Task directions
Using the listing below, give the number of lines where "this" appears, and nothing else.

# Stored data start

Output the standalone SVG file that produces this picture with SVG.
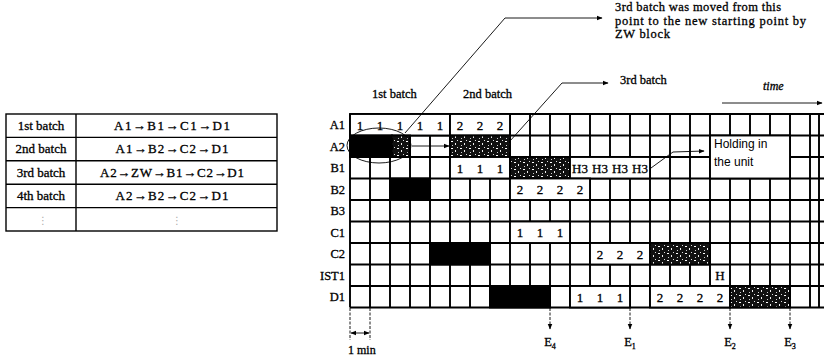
<svg xmlns="http://www.w3.org/2000/svg" width="824" height="358" viewBox="0 0 824 358">
<style>
.t{font-family:"Liberation Serif","Times New Roman",serif;fill:#000;stroke:#000;stroke-width:0.3}
.lab{font-size:12.5px;text-anchor:end}
.tb{font-size:13px;text-anchor:middle}
.dg{font-size:13px;text-anchor:middle}
.ann{font-size:12.5px}
.s{font-family:"Liberation Sans",Arial,sans-serif;font-size:12px;fill:#000}
.grid{stroke:#000;stroke-width:1.9;fill:none}
.tbl{stroke:#000;stroke-width:1.4;fill:none}
.wb{fill:#fff;stroke:#000;stroke-width:1.9}
.bk{fill:#000;stroke:#000;stroke-width:1.9}
.ht{fill:url(#half);stroke:#000;stroke-width:1.9}
.ln{stroke:#000;stroke-width:0.9;fill:none}
.dl{stroke:#000;stroke-width:0.9;fill:none;stroke-dasharray:3 1.5}
.dots{font-family:"DejaVu Sans",sans-serif;font-size:10px;fill:#aaa;text-anchor:middle}
</style>
<defs>
<marker id="ah" viewBox="0 0 10 10" refX="9" refY="5" markerWidth="6" markerHeight="6" orient="auto-start-reverse" markerUnits="userSpaceOnUse">
<path d="M0,1 L10,5 L0,9 z" fill="#000"/>
</marker>
<pattern id="half" width="9" height="7" patternUnits="userSpaceOnUse">
<rect width="9" height="7" fill="#111"/>
<rect x="1" y="1" width="2" height="1" fill="#fff"/>
<rect x="5" y="3" width="1" height="2" fill="#eee"/>
<rect x="2" y="5" width="1" height="1" fill="#ccc"/>
<rect x="7" y="0" width="1" height="1" fill="#ddd"/>
</pattern>
</defs>

<g id="batch-table">
<rect class="tbl" x="6" y="114" width="271" height="117"/>
<line class="tbl" x1="76" y1="114" x2="76" y2="231"/>
<line class="tbl" x1="6" y1="137.4" x2="277" y2="137.4"/>
<line class="tbl" x1="6" y1="160.8" x2="277" y2="160.8"/>
<line class="tbl" x1="6" y1="184.2" x2="277" y2="184.2"/>
<line class="tbl" x1="6" y1="207.6" x2="277" y2="207.6"/>
<text class="t tb" x="41" y="130">1st batch</text>
<text class="t tb" x="172" y="130" textLength="116" lengthAdjust="spacing">A1→B1→C1→D1</text>
<text class="t tb" x="41" y="153.4">2nd batch</text>
<text class="t tb" x="172" y="153.4" textLength="113" lengthAdjust="spacing">A1→B2→C2→D1</text>
<text class="t tb" x="41" y="176.8">3rd batch</text>
<text class="t tb" x="172" y="176.8" textLength="144" lengthAdjust="spacing">A2→ZW→B1→C2→D1</text>
<text class="t tb" x="41" y="200.2">4th batch</text>
<text class="t tb" x="172" y="200.2" textLength="113" lengthAdjust="spacing">A2→B2→C2→D1</text>
<text class="dots" x="43" y="224">⋮</text>
<text class="dots" x="177" y="224">⋮</text>
</g>

<g id="grid">
<path class="grid" d="M350,114H824 M350,135.5H824 M350,157H824 M350,178.5H824 M350,200H824 M350,221.5H824 M350,243H824 M350,264.5H824 M350,286H824 M350,307.5H824"/>
<path class="grid" d="M350,114V307.5 M370,114V307.5 M390,114V307.5 M410,114V307.5 M430,114V307.5 M450,114V307.5 M470,114V307.5 M490,114V307.5 M510,114V307.5 M530,114V307.5 M550,114V307.5 M570,114V307.5 M590,114V307.5 M610,114V307.5 M630,114V307.5 M650,114V307.5 M670,114V307.5 M690,114V307.5 M710,114V307.5 M730,114V307.5 M750,114V307.5 M770,114V307.5 M790,114V307.5 M810,114V307.5 M819,114V307.5"/>
</g>

<g id="row-labels">
<text class="t lab" x="345" y="129">A1</text>
<text class="t lab" x="345" y="150.5">A2</text>
<text class="t lab" x="345" y="172">B1</text>
<text class="t lab" x="345" y="193.5">B2</text>
<text class="t lab" x="345" y="215">B3</text>
<text class="t lab" x="345" y="236.5">C1</text>
<text class="t lab" x="345" y="258">C2</text>
<text class="t lab" x="345" y="279.5">IST1</text>
<text class="t lab" x="345" y="301">D1</text>
</g>

<g id="row-A1">
<rect class="wb" x="350" y="114" width="100" height="21.5"/>
<text class="t dg" y="129.5"><tspan x="360">1</tspan><tspan x="380">1</tspan><tspan x="400">1</tspan><tspan x="420">1</tspan><tspan x="440">1</tspan></text>
<rect class="wb" x="450" y="114" width="60" height="21.5"/>
<text class="t dg" y="129.5"><tspan x="460">2</tspan><tspan x="480">2</tspan><tspan x="500">2</tspan></text>
</g>

<g id="row-A2">
<rect class="bk" x="350" y="135.5" width="42" height="21.5"/>
<rect class="ht" x="392" y="135.5" width="18" height="21.5"/>
<rect class="ht" x="450" y="135.5" width="60" height="21.5"/>
</g>

<g id="row-B1">
<rect class="wb" x="450" y="157" width="60" height="21.5"/>
<text class="t dg" y="172.5"><tspan x="460">1</tspan><tspan x="480">1</tspan><tspan x="500">1</tspan></text>
<rect class="ht" x="510" y="157" width="60" height="21.5"/>
<rect class="wb" x="570" y="157" width="80" height="21.5"/>
<text class="t dg" y="172.5"><tspan x="580">H3</tspan><tspan x="600">H3</tspan><tspan x="620">H3</tspan><tspan x="640">H3</tspan></text>
</g>

<g id="holding-note">
<rect class="wb" x="710" y="135.5" width="80" height="43"/>
<text class="s" x="714" y="148">Holding in</text>
<text class="s" x="714" y="166">the unit</text>
</g>

<g id="row-B2">
<rect class="bk" x="390" y="178.5" width="40" height="21.5"/>
<rect class="wb" x="510" y="178.5" width="80" height="21.5"/>
<text class="t dg" y="194"><tspan x="520">2</tspan><tspan x="540">2</tspan><tspan x="560">2</tspan><tspan x="580">2</tspan></text>
</g>

<g id="row-C1">
<rect class="wb" x="510" y="221.5" width="60" height="21.5"/>
<text class="t dg" y="237"><tspan x="520">1</tspan><tspan x="540">1</tspan><tspan x="560">1</tspan></text>
</g>

<g id="row-C2">
<rect class="bk" x="430" y="243" width="60" height="21.5"/>
<rect class="wb" x="590" y="243" width="60" height="21.5"/>
<text class="t dg" y="258.5"><tspan x="600">2</tspan><tspan x="620">2</tspan><tspan x="640">2</tspan></text>
<rect class="ht" x="650" y="243" width="60" height="21.5"/>
</g>

<g id="row-IST1">
<text class="t dg" x="720" y="280">H</text>
</g>

<g id="row-D1">
<rect class="bk" x="490" y="286" width="60" height="21.5"/>
<rect class="wb" x="570" y="286" width="60" height="21.5"/>
<text class="t dg" y="301.5"><tspan x="580">1</tspan><tspan x="600">1</tspan><tspan x="620">1</tspan></text>
<rect class="wb" x="650" y="286" width="80" height="21.5"/>
<text class="t dg" y="301.5"><tspan x="660">2</tspan><tspan x="680">2</tspan><tspan x="700">2</tspan><tspan x="720">2</tspan></text>
<rect class="ht" x="730" y="286" width="60" height="21.5"/>
</g>

<g id="labels">
<text class="t" font-size="12.5" x="372" y="98">1st batch</text>
<text class="t" font-size="12.5" x="463" y="98">2nd batch</text>
<text class="t" font-size="12.5" x="620" y="84">3rd batch</text>
<text class="t" font-size="12" font-style="italic" x="763" y="90">time</text>
<text class="t ann" x="615" y="11" textLength="166" lengthAdjust="spacing">3rd batch was moved from this</text>
<text class="t ann" x="615" y="24.5" textLength="191" lengthAdjust="spacing">point to the new starting point by</text>
<text class="t ann" x="615" y="38" textLength="55" lengthAdjust="spacing">ZW block</text>
<text class="t" font-size="12" x="348" y="354">1 min</text>
<text class="t" font-size="12.5" text-anchor="middle" x="550" y="346">E<tspan font-size="8" dy="3">4</tspan></text>
<text class="t" font-size="12.5" text-anchor="middle" x="630" y="346">E<tspan font-size="8" dy="3">1</tspan></text>
<text class="t" font-size="12.5" text-anchor="middle" x="730" y="346">E<tspan font-size="8" dy="3">2</tspan></text>
<text class="t" font-size="12.5" text-anchor="middle" x="790" y="346">E<tspan font-size="8" dy="3">3</tspan></text>
</g>

<g id="connectors">
<ellipse class="ln" cx="379" cy="145.5" rx="32" ry="17.5" stroke-width="1.2"/>
<polyline class="ln" points="405,133 505,18 602,18" marker-end="url(#ah)"/>
<polyline class="ln" points="510,141 562,83 608,83" marker-end="url(#ah)"/>
<polyline class="ln" points="651,168 673,152 704,151" marker-end="url(#ah)"/>
<line class="ln" x1="412" y1="146" x2="449" y2="146" marker-end="url(#ah)"/>
<line class="ln" x1="722" y1="103" x2="822" y2="103" marker-end="url(#ah)"/>
<line class="dl" x1="550" y1="308" x2="550" y2="329" marker-end="url(#ah)"/>
<line class="dl" x1="630" y1="308" x2="630" y2="329" marker-end="url(#ah)"/>
<line class="dl" x1="730" y1="308" x2="730" y2="329" marker-end="url(#ah)"/>
<line class="dl" x1="790" y1="308" x2="790" y2="329" marker-end="url(#ah)"/>
<line class="dl" x1="350" y1="308" x2="350" y2="340"/>
<line class="dl" x1="370" y1="308" x2="370" y2="340"/>
<line class="ln" x1="351" y1="333" x2="369" y2="333" marker-start="url(#ah)" marker-end="url(#ah)"/>
</g>
</svg>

# Stored data end

Response
2